CIK: 1328655 Ticker: AFN

For Immediate Release Contact: Mark Trinske
Director of Investor, Public &
Government Relations
Affinia Group Inc.
(734) 827-5412


ANN ARBOR, MICHIGAN, March 15, 2007

– Affinia Group Inc. announced significantly improved gross profit and increased net income for the fourth quarter and fiscal year ended December 31, 2006.

‘‘Affinia gross profit increased 27%, while sales rose 1.4% as we continue to strengthen our competitive position in the dynamic aftermarket,’’ said Thomas Madden, Affinia’s Senior Vice President and Chief Financial Officer.

2006 Year End

For the fiscal year 2006, sales were $2.16 billion, as compared to $2.13 billion for 2005. This increase reflects strong filtration product and European heavy-duty product sales.
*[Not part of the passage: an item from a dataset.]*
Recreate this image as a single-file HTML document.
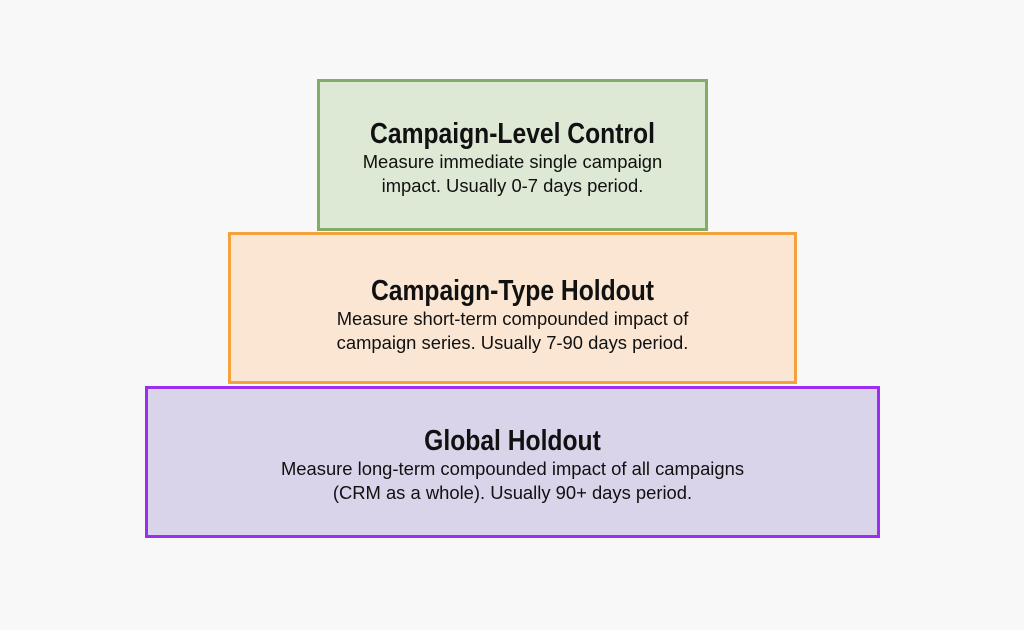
<!DOCTYPE html>
<html><head><style>
body{margin:0;width:1024px;height:630px;background:#f8f8f8;position:relative;font-family:"Liberation Sans",sans-serif;overflow:hidden}
.b{position:absolute;box-sizing:border-box;border:3px solid;text-align:center;color:#111}
.t{position:absolute;left:0;right:0;font-family:"Liberation Sans",sans-serif;font-weight:bold;font-size:29px;line-height:30px;transform:scaleX(0.85)}
.d{position:absolute;left:-30px;right:-30px;font-size:18.4px;line-height:24px;white-space:nowrap}
</style></head><body>
<div class="b" style="left:317px;top:79px;width:391px;height:152px;background:#dde8d5;border-color:#82ad66">
<div class="t" style="top:37px">Campaign-Level Control</div>
<div class="d" style="top:68px">Measure immediate single campaign<br>impact. Usually 0-7 days period.</div></div>
<div class="b" style="left:228px;top:232px;width:569px;height:152px;background:#fae6d2;border-color:#f4a23c">
<div class="t" style="top:41px">Campaign-Type Holdout</div>
<div class="d" style="top:72px">Measure short-term compounded impact of<br>campaign series. Usually 7-90 days period.</div></div>
<div class="b" style="left:145px;top:386px;width:735px;height:152px;background:#d9d4e9;border-color:#9a2ff2">
<div class="t" style="top:37px">Global Holdout</div>
<div class="d" style="top:68px">Measure long-term compounded impact of all campaigns<br>(CRM as a whole). Usually 90+ days period.</div></div>
</body></html>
The company’s 2006 sales grew 1.4% despite the termination of a customer relationship in early 2006 which reduced sales by $30 million. In addition, the company’s sales increased $39 million related to the impact of foreign currency changes.

Gross profit increased 27% to $376 million in fiscal year 2006, as compared to $295 million for the same period in 2005. This improvement is primarily due to an overall improvement in operational efficiency as a result of the company’s business restructuring.

Selling, general and administrative expenses for fiscal year 2006 were $332 million as compared to $261 million for 2005. The increase was a result of restructuring costs of $39 million and the expenses related to establishing and staffing a new corporate headquarters for the company, Sarbanes-Oxley implementation, and selling expenses related to new business gains.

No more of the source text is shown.